* _Exercise objective_
Look through the material below. Copy every line with the string "matplotlib" in it.

* _Information shown_
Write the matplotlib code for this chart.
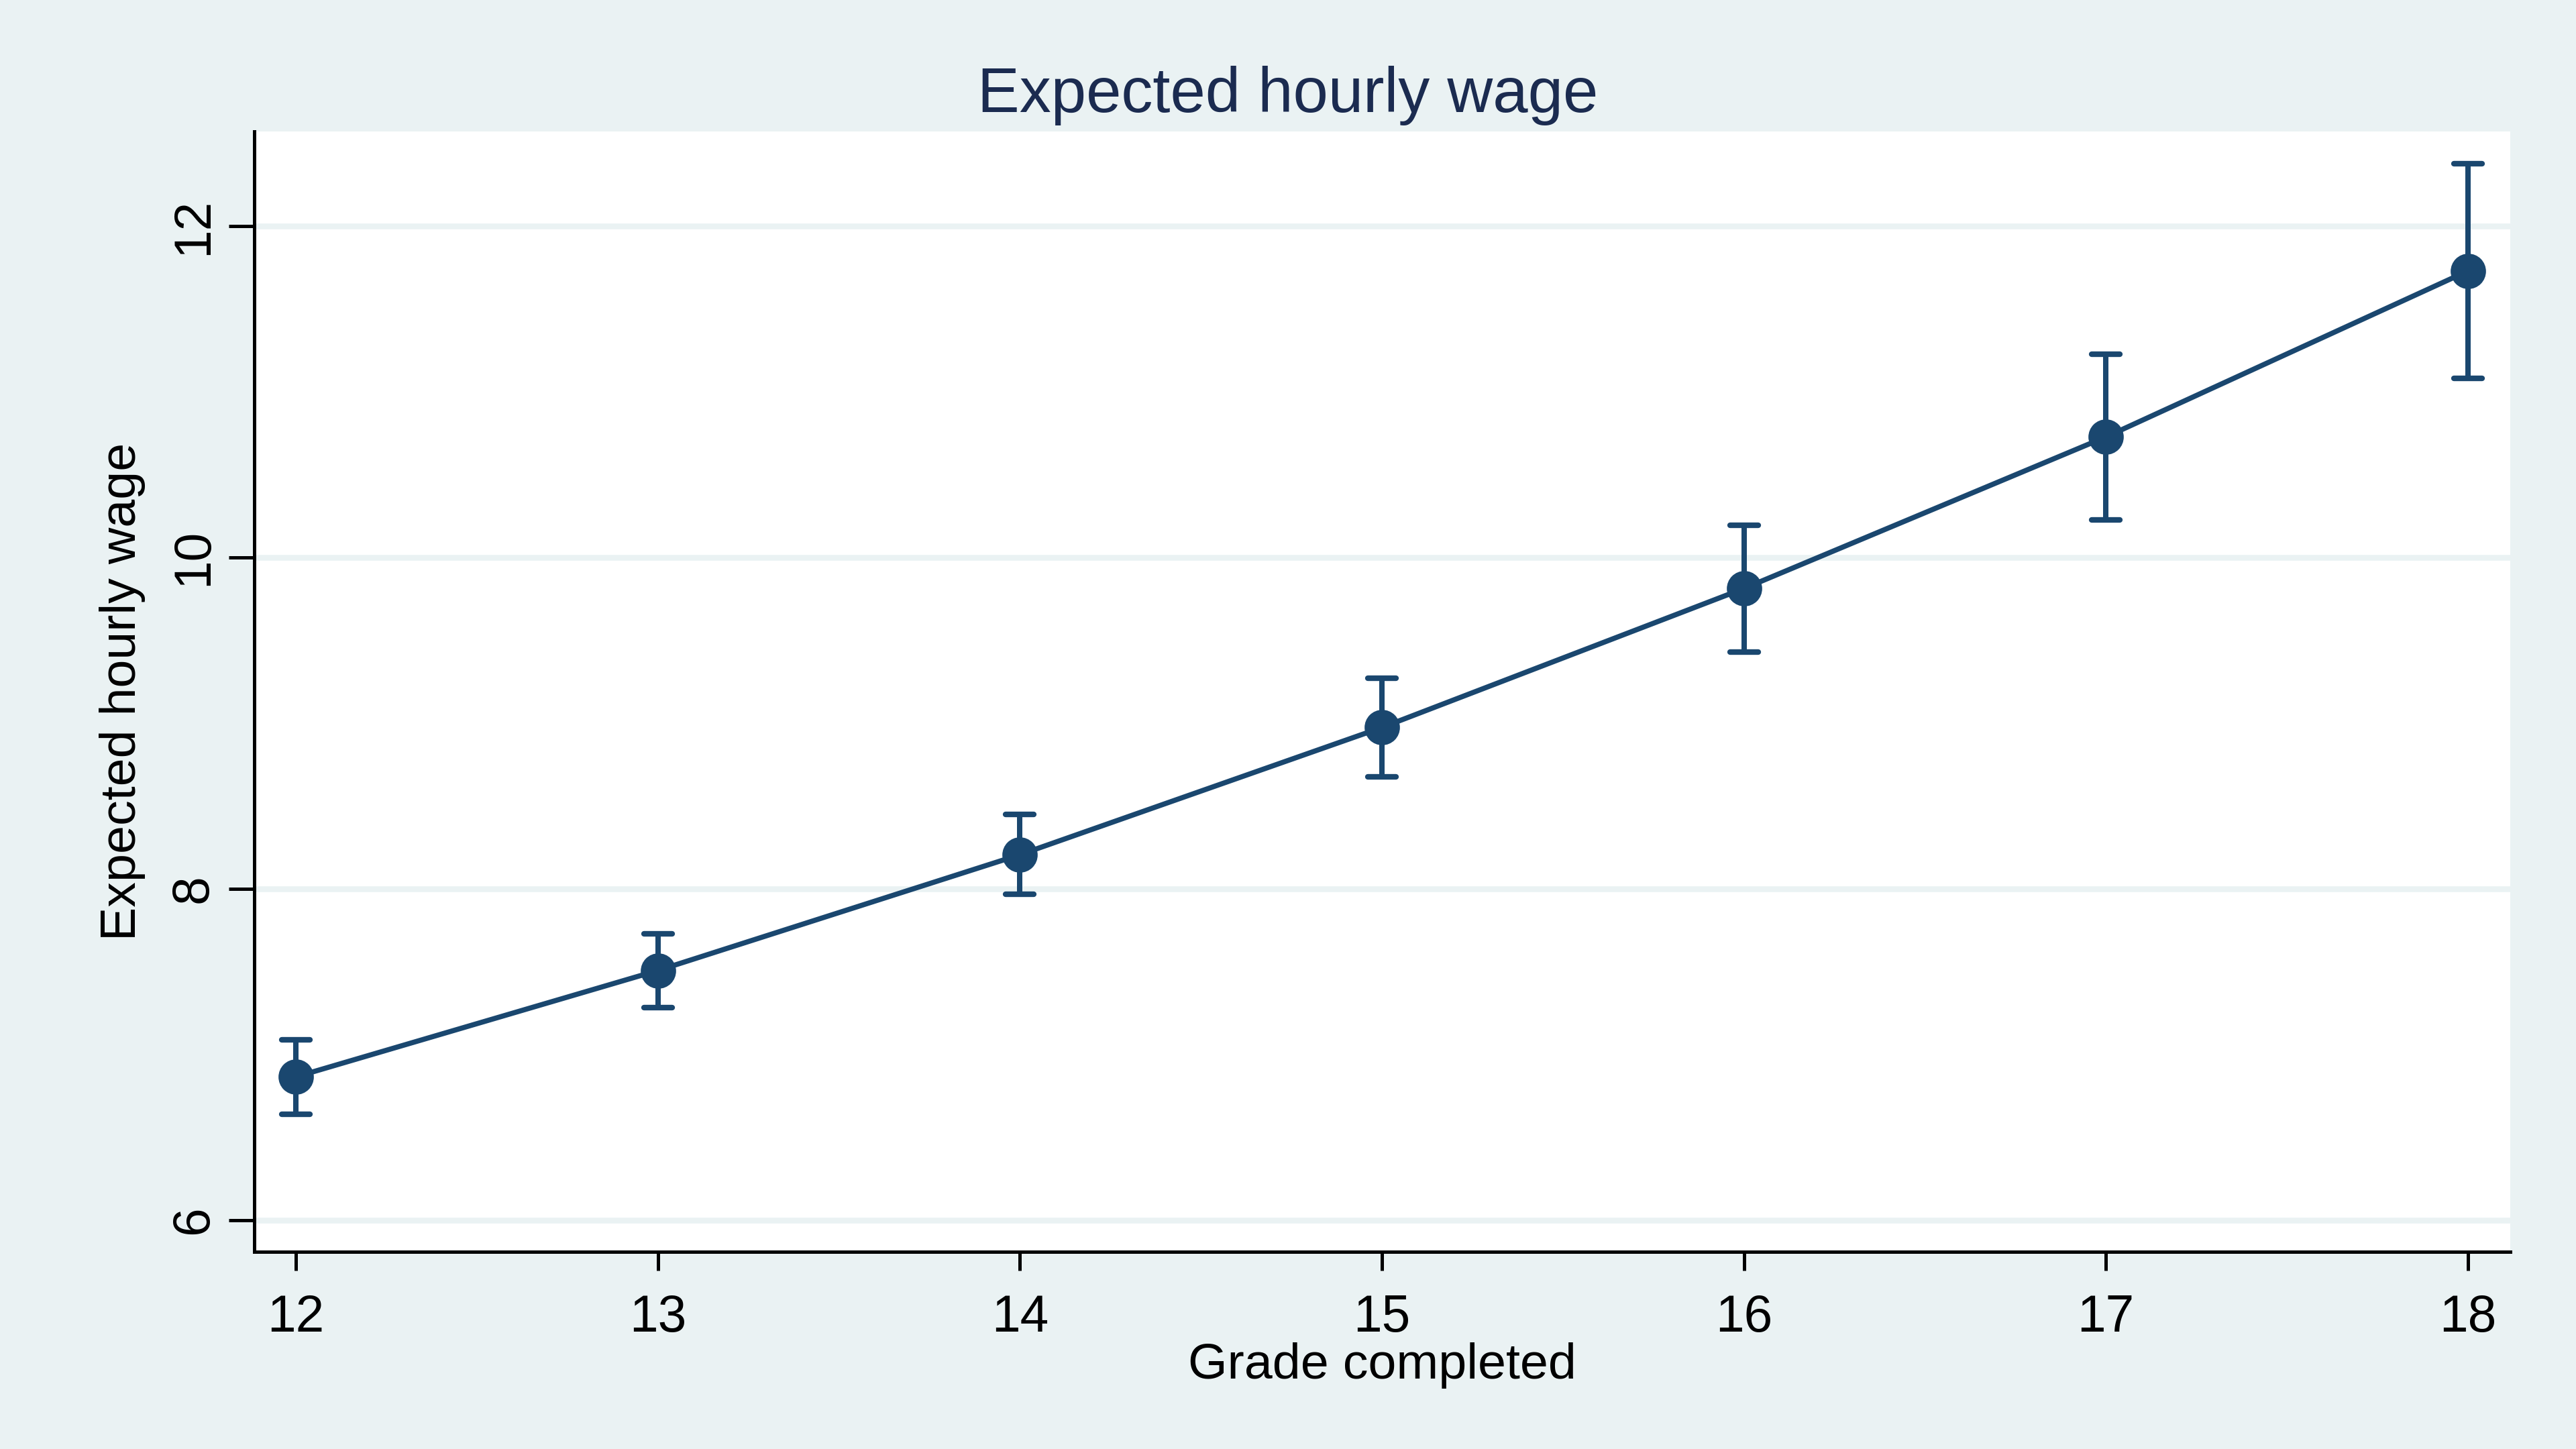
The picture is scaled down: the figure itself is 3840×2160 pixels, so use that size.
import matplotlib
matplotlib.use("Agg")
import matplotlib.pyplot as plt
from matplotlib.markers import MarkerStyle

# ---- data ----
grade = [12, 13, 14, 15, 16, 17, 18]
wage = [6.864, 7.506, 8.205, 8.973, 9.812, 10.727, 11.729]
ci_low = [6.639, 7.284, 7.966, 8.676, 9.427, 10.225, 11.081]
ci_high = [7.088, 7.726, 8.448, 9.269, 10.194, 11.228, 12.377]
yticks = [6, 8, 10, 12]
xticks = [12, 13, 14, 15, 16, 17, 18]

title = "Expected hourly wage"
xlabel = "Grade completed"
ylabel = "Expected hourly wage"

# ---- style ----
BG = "#eaf2f3"
NAVY = "#1a476f"
TITLE_C = "#1b2b50"
W, H, DPI = 3840, 2160, 240

plt.rcParams["font.family"] = ["Liberation Sans", "DejaVu Sans"]

fig = plt.figure(figsize=(W / DPI, H / DPI), dpi=DPI, facecolor=BG)
L, R, T, B = 379, 3742, 196, 1866
ax = fig.add_axes([L / W, 1 - B / H, (R - L) / W, (B - T) / H])
ax.set_facecolor("white")

lo_err = [w - l for w, l in zip(wage, ci_low)]
hi_err = [h - w for w, h in zip(wage, ci_high)]

ax.plot(grade, wage, color=NAVY, lw=2.3, zorder=3, solid_capstyle="round")
eb = ax.errorbar(grade, wage, yerr=[lo_err, hi_err], fmt="none", ecolor=NAVY,
                 elinewidth=2.4, capsize=6.3, capthick=2.5, zorder=4)
for cap in eb[1]:
    cap.set_marker(MarkerStyle("_", capstyle="round"))
    cap.set_markersize(12.6)
    cap.set_markeredgewidth(2.5)
ax.plot(grade, wage, linestyle="none", marker="o", markersize=15.8,
        markerfacecolor=NAVY, markeredgewidth=0, zorder=5)

ax.set_xlim(11.885, 18.117)
ax.set_ylim(5.808, 12.571)
ax.set_xticks(xticks)
ax.set_yticks(yticks)
ax.set_xticklabels([str(v) for v in xticks])
ax.set_yticklabels([str(v) for v in yticks])

ax.grid(axis="y", color=BG, linewidth=2.6, zorder=0)
ax.grid(axis="x", visible=False)
ax.set_axisbelow(True)

for s in ["top", "right"]:
    ax.spines[s].set_visible(False)
for s in ["left", "bottom"]:
    ax.spines[s].set_linewidth(1.5)
    ax.spines[s].set_color("black")

ax.tick_params(axis="x", direction="out", length=8.4, width=1.5, pad=10.2,
               labelsize=23, colors="black")
ax.tick_params(axis="y", direction="out", length=11.4, width=1.5, pad=4.9,
               labelsize=23, colors="black", labelrotation=90)
for lbl in ax.get_yticklabels():
    lbl.set_va("center")
    lbl.set_ha("right")

fig.text(0.5, 1 - 167 / H, title, ha="center", va="baseline",
         fontsize=28.2, color=TITLE_C)
fig.text(((L + R) / 2) / W, 1 - 2055 / H, xlabel, ha="center", va="baseline",
         fontsize=22.6, color="black")
fig.text(202 / W, 1 - ((T + B) / 2) / H, ylabel, rotation=90,
         rotation_mode="anchor", ha="center", va="baseline",
         fontsize=22.6, color="black")

fig.savefig("out.png", dpi=DPI, facecolor=BG)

* _Written solution_
Write the matplotlib code for this chart.
import matplotlib
matplotlib.use("Agg")
import matplotlib.pyplot as plt
from matplotlib.markers import MarkerStyle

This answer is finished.